* Material for this exercise

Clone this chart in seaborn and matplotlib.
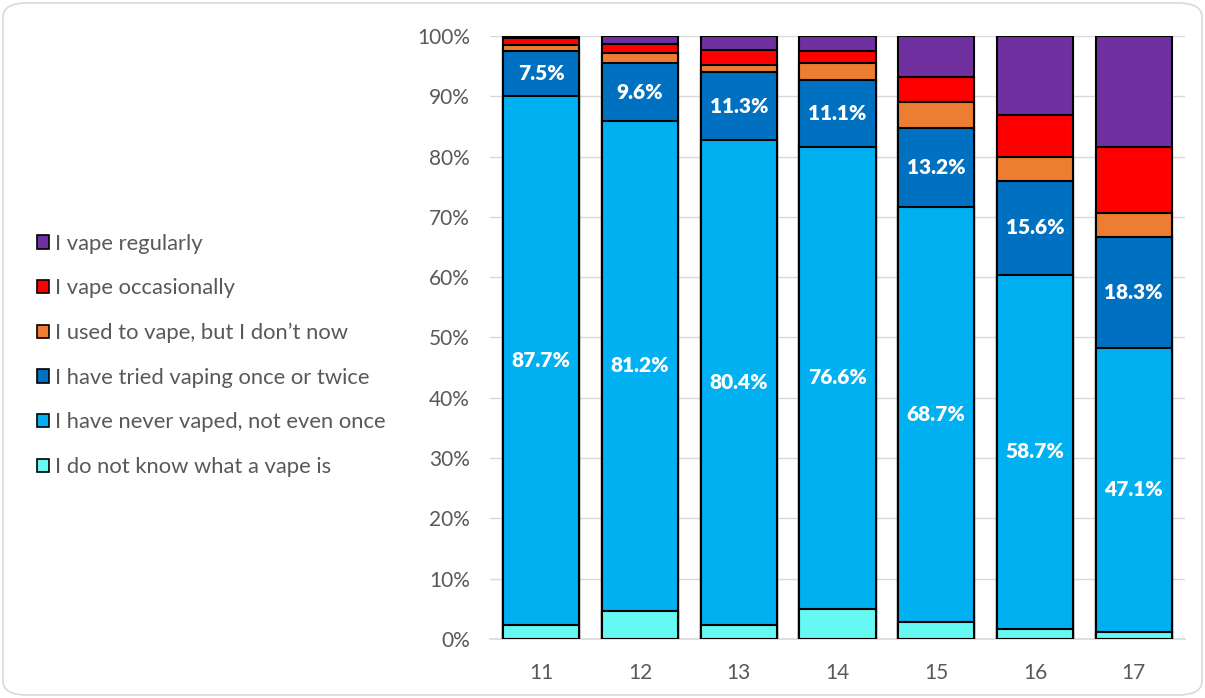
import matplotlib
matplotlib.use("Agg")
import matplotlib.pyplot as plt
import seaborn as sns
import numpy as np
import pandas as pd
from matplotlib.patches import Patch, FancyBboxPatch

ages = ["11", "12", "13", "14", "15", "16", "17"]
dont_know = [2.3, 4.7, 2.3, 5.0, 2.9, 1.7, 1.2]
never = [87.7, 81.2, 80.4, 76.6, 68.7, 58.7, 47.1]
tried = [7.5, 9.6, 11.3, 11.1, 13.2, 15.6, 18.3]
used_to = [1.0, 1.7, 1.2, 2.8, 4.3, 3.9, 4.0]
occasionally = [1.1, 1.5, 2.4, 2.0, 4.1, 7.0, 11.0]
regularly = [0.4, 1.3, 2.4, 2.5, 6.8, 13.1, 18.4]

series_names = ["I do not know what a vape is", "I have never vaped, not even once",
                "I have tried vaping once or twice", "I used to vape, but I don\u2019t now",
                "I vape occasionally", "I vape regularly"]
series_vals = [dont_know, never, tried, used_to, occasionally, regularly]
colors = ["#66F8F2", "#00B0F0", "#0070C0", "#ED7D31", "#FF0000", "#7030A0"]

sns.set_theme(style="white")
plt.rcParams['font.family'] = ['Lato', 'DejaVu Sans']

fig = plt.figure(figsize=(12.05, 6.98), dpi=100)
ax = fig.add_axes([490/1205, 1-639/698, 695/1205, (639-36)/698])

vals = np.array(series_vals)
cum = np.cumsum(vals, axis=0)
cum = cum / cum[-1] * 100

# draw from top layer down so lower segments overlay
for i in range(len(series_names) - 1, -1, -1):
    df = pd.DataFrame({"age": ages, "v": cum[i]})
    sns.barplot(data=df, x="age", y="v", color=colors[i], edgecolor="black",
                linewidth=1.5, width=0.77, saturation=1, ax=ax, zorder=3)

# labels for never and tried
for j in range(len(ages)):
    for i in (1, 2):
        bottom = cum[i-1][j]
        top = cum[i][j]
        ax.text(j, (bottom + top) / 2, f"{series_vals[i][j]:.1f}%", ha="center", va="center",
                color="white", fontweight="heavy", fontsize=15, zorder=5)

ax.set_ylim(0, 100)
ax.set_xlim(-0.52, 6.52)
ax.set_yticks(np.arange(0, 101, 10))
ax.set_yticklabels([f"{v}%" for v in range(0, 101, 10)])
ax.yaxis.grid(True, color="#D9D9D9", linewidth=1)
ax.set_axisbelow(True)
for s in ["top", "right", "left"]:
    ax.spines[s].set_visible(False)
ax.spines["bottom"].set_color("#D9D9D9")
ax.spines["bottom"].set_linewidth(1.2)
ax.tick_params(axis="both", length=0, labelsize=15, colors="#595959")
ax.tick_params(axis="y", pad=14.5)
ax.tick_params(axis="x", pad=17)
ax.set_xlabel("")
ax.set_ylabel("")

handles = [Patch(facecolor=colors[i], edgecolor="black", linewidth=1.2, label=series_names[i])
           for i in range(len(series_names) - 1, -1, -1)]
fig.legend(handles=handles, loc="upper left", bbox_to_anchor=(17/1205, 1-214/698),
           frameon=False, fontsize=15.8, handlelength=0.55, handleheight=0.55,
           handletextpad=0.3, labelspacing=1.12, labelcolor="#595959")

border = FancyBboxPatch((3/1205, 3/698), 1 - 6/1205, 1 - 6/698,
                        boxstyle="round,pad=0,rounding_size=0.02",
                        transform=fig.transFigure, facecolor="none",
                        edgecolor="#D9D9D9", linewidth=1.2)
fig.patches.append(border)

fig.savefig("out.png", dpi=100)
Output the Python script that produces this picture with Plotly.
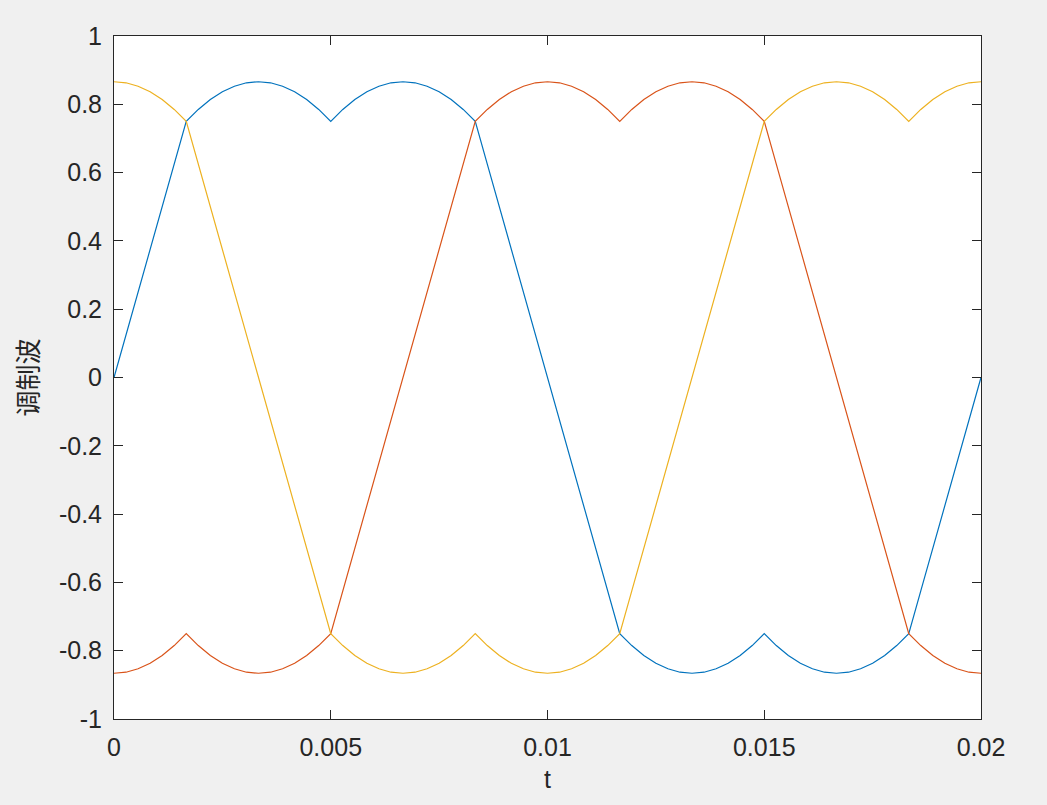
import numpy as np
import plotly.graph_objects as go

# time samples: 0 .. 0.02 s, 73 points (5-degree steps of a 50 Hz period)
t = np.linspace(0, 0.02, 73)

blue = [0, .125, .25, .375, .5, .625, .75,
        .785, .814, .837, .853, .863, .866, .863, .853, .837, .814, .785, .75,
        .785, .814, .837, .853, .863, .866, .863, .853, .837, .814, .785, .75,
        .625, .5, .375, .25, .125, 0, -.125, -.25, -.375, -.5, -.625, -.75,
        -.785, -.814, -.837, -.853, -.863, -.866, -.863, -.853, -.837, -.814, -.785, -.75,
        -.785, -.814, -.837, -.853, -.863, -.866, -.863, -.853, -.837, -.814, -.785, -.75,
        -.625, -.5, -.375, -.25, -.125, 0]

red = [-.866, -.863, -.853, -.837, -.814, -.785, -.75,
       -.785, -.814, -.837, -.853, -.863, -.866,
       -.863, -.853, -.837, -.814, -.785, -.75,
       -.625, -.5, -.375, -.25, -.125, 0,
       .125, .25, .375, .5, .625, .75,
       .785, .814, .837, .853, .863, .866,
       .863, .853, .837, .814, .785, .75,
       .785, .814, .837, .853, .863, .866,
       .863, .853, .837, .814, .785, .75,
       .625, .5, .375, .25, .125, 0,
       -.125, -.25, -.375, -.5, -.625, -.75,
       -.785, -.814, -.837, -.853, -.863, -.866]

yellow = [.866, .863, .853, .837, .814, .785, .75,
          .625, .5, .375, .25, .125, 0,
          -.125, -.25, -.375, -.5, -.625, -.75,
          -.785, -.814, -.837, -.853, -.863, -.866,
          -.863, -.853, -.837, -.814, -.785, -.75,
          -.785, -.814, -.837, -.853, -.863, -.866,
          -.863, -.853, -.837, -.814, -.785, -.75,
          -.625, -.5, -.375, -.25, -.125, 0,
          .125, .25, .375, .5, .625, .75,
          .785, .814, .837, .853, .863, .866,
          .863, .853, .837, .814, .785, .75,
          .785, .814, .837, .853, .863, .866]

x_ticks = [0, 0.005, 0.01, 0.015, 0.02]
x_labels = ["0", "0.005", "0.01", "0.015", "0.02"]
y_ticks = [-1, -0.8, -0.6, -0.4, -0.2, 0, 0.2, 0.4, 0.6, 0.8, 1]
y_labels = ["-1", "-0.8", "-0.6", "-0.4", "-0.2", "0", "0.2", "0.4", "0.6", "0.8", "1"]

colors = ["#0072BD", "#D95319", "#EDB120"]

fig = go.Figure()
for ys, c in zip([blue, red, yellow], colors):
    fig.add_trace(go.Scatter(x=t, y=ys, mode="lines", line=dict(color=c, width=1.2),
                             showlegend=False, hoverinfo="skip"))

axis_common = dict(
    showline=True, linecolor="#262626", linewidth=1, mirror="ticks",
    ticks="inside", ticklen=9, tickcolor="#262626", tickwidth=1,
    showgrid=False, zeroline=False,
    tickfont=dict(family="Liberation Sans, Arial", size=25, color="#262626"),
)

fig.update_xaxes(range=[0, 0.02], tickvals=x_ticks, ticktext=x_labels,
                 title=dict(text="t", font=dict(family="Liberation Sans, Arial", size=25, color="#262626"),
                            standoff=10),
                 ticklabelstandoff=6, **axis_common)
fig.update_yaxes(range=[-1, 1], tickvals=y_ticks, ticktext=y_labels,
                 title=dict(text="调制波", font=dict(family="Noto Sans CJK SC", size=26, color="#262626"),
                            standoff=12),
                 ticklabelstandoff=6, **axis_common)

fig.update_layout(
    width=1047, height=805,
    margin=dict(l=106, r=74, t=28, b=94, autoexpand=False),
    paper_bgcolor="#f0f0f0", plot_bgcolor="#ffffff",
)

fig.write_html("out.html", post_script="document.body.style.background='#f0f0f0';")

* What you need to do
Copy the data word for word. Pictures do not go in the copy.

* Full answer
Clone this chart in seaborn and matplotlib.
import matplotlib
matplotlib.use("Agg")
import matplotlib.pyplot as plt
import seaborn as sns
import numpy as np
import pandas as pd
from matplotlib.patches import Patch, FancyBboxPatch

ages = ["11", "12", "13", "14", "15", "16", "17"]
dont_know = [2.3, 4.7, 2.3, 5.0, 2.9, 1.7, 1.2]
never = [87.7, 81.2, 80.4, 76.6, 68.7, 58.7, 47.1]
tried = [7.5, 9.6, 11.3, 11.1, 13.2, 15.6, 18.3]
used_to = [1.0, 1.7, 1.2, 2.8, 4.3, 3.9, 4.0]
occasionally = [1.1, 1.5, 2.4, 2.0, 4.1, 7.0, 11.0]
regularly = [0.4, 1.3, 2.4, 2.5, 6.8, 13.1, 18.4]

series_names = ["I do not know what a vape is", "I have never vaped, not even once",
                "I have tried vaping once or twice", "I used to vape, but I don\u2019t now",
                "I vape occasionally", "I vape regularly"]
series_vals = [dont_know, never, tried, used_to, occasionally, regularly]
colors = ["#66F8F2", "#00B0F0", "#0070C0", "#ED7D31", "#FF0000", "#7030A0"]

sns.set_theme(style="white")
plt.rcParams['font.family'] = ['Lato', 'DejaVu Sans']

fig = plt.figure(figsize=(12.05, 6.98), dpi=100)
ax = fig.add_axes([490/1205, 1-639/698, 695/1205, (639-36)/698])

vals = np.array(series_vals)
cum = np.cumsum(vals, axis=0)
cum = cum / cum[-1] * 100

# draw from top layer down so lower segments overlay
for i in range(len(series_names) - 1, -1, -1):
    df = pd.DataFrame({"age": ages, "v": cum[i]})
    sns.barplot(data=df, x="age", y="v", color=colors[i], edgecolor="black",
                linewidth=1.5, width=0.77, saturation=1, ax=ax, zorder=3)

# labels for never and tried
for j in range(len(ages)):
    for i in (1, 2):
        bottom = cum[i-1][j]
        top = cum[i][j]
        ax.text(j, (bottom + top) / 2, f"{series_vals[i][j]:.1f}%", ha="center", va="center",
                color="white", fontweight="heavy", fontsize=15, zorder=5)

ax.set_ylim(0, 100)
ax.set_xlim(-0.52, 6.52)
ax.set_yticks(np.arange(0, 101, 10))
ax.set_yticklabels([f"{v}%" for v in range(0, 101, 10)])
ax.yaxis.grid(True, color="#D9D9D9", linewidth=1)
ax.set_axisbelow(True)
for s in ["top", "right", "left"]:
    ax.spines[s].set_visible(False)
ax.spines["bottom"].set_color("#D9D9D9")
ax.spines["bottom"].set_linewidth(1.2)
ax.tick_params(axis="both", length=0, labelsize=15, colors="#595959")
ax.tick_params(axis="y", pad=14.5)
ax.tick_params(axis="x", pad=17)
ax.set_xlabel("")
ax.set_ylabel("")

handles = [Patch(facecolor=colors[i], edgecolor="black", linewidth=1.2, label=series_names[i])
           for i in range(len(series_names) - 1, -1, -1)]
fig.legend(handles=handles, loc="upper left", bbox_to_anchor=(17/1205, 1-214/698),
           frameon=False, fontsize=15.8, handlelength=0.55, handleheight=0.55,
           handletextpad=0.3, labelspacing=1.12, labelcolor="#595959")

border = FancyBboxPatch((3/1205, 3/698), 1 - 6/1205, 1 - 6/698,
                        boxstyle="round,pad=0,rounding_size=0.02",
                        transform=fig.transFigure, facecolor="none",
                        edgecolor="#D9D9D9", linewidth=1.2)
fig.patches.append(border)

fig.savefig("out.png", dpi=100)
Output the Python script that produces this picture with Plotly.
import numpy as np
import plotly.graph_objects as go

# time samples: 0 .. 0.02 s, 73 points (5-degree steps of a 50 Hz period)
t = np.linspace(0, 0.02, 73)

blue = [0, .125, .25, .375, .5, .625, .75,
        .785, .814, .837, .853, .863, .866, .863, .853, .837, .814, .785, .75,
        .785, .814, .837, .853, .863, .866, .863, .853, .837, .814, .785, .75,
        .625, .5, .375, .25, .125, 0, -.125, -.25, -.375, -.5, -.625, -.75,
        -.785, -.814, -.837, -.853, -.863, -.866, -.863, -.853, -.837, -.814, -.785, -.75,
        -.785, -.814, -.837, -.853, -.863, -.866, -.863, -.853, -.837, -.814, -.785, -.75,
        -.625, -.5, -.375, -.25, -.125, 0]

red = [-.866, -.863, -.853, -.837, -.814, -.785, -.75,
       -.785, -.814, -.837, -.853, -.863, -.866,
       -.863, -.853, -.837, -.814, -.785, -.75,
       -.625, -.5, -.375, -.25, -.125, 0,
       .125, .25, .375, .5, .625, .75,
       .785, .814, .837, .853, .863, .866,
       .863, .853, .837, .814, .785, .75,
       .785, .814, .837, .853, .863, .866,
       .863, .853, .837, .814, .785, .75,
       .625, .5, .375, .25, .125, 0,
       -.125, -.25, -.375, -.5, -.625, -.75,
       -.785, -.814, -.837, -.853, -.863, -.866]

yellow = [.866, .863, .853, .837, .814, .785, .75,
          .625, .5, .375, .25, .125, 0,
          -.125, -.25, -.375, -.5, -.625, -.75,
          -.785, -.814, -.837, -.853, -.863, -.866,
          -.863, -.853, -.837, -.814, -.785, -.75,
          -.785, -.814, -.837, -.853, -.863, -.866,
          -.863, -.853, -.837, -.814, -.785, -.75,
          -.625, -.5, -.375, -.25, -.125, 0,
          .125, .25, .375, .5, .625, .75,
          .785, .814, .837, .853, .863, .866,
          .863, .853, .837, .814, .785, .75,
          .785, .814, .837, .853, .863, .866]

x_ticks = [0, 0.005, 0.01, 0.015, 0.02]
x_labels = ["0", "0.005", "0.01", "0.015", "0.02"]
y_ticks = [-1, -0.8, -0.6, -0.4, -0.2, 0, 0.2, 0.4, 0.6, 0.8, 1]
y_labels = ["-1", "-0.8", "-0.6", "-0.4", "-0.2", "0", "0.2", "0.4", "0.6", "0.8", "1"]

colors = ["#0072BD", "#D95319", "#EDB120"]

fig = go.Figure()
for ys, c in zip([blue, red, yellow], colors):
    fig.add_trace(go.Scatter(x=t, y=ys, mode="lines", line=dict(color=c, width=1.2),
                             showlegend=False, hoverinfo="skip"))

axis_common = dict(
    showline=True, linecolor="#262626", linewidth=1, mirror="ticks",
    ticks="inside", ticklen=9, tickcolor="#262626", tickwidth=1,
    showgrid=False, zeroline=False,
    tickfont=dict(family="Liberation Sans, Arial", size=25, color="#262626"),
)

fig.update_xaxes(range=[0, 0.02], tickvals=x_ticks, ticktext=x_labels,
                 title=dict(text="t", font=dict(family="Liberation Sans, Arial", size=25, color="#262626"),
                            standoff=10),
                 ticklabelstandoff=6, **axis_common)
fig.update_yaxes(range=[-1, 1], tickvals=y_ticks, ticktext=y_labels,
                 title=dict(text="调制波", font=dict(family="Noto Sans CJK SC", size=26, color="#262626"),
                            standoff=12),
                 ticklabelstandoff=6, **axis_common)

fig.update_layout(
    width=1047, height=805,
    margin=dict(l=106, r=74, t=28, b=94, autoexpand=False),
    paper_bgcolor="#f0f0f0", plot_bgcolor="#ffffff",
)

fig.write_html("out.html", post_script="document.body.style.background='#f0f0f0';")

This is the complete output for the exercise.